In contrast to the clear disagreement with the travel ban expressed by other world leaders, the Japanese leader’s response received criticism from the opposition and civil society. Many theorized that the prime minister had avoided criticizing the new U.S. president in order to protect Japan’s national interests, in particular its economy and security. Yet others pointed out a more fundamental problem: Japan cannot point its finger at any other country’s immigration policy.

Japan’s record on immigration and refugees is not something that the country can be proud of. In 2016, Japan granted refugee status to only 28 people out of 10,901 applicants. In other words, 99 percent of applications were rejected.

It is not enough for the nags that Japan is one of the world’s top contributors to the UNHCR:

Japan is one of the top donors to the UN Refugee Agency (UNCHR). It contributed $164,726,114 in 2016, making Japan the fourth largest donor after the United States, European Union, and Germany.
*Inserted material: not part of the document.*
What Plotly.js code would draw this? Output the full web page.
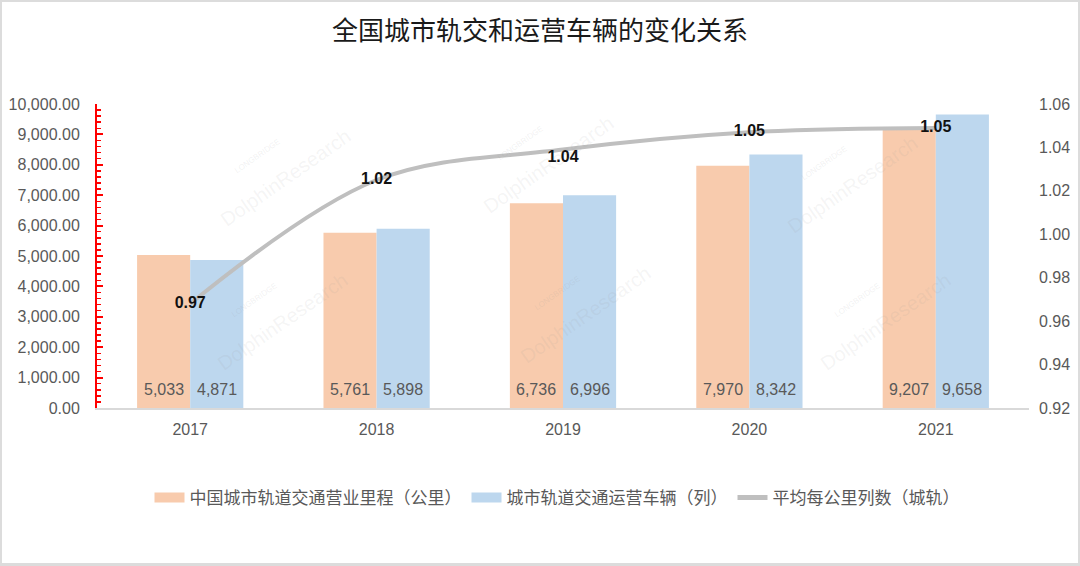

Yet instead of turning this generosity to welcome refugees on its soil, Japan crosses its arms to those who actually arrive on its doorstep. On January 30, when discussing the U.S. travel ban, Abe added after his response, “At any rate, we believe the international community should jointly cope with refugee issues.”

To learn more about Japan’s limited involvement with ‘welcoming’ disparate cultures to the country, read on.

So far, Japan’s leadership is smart enough to look around the world and ask—why should we invite the problems we see in Sweden, Germany, France, The Netherlands and the US to our tiny country?

For my previous posts on Japan, go here.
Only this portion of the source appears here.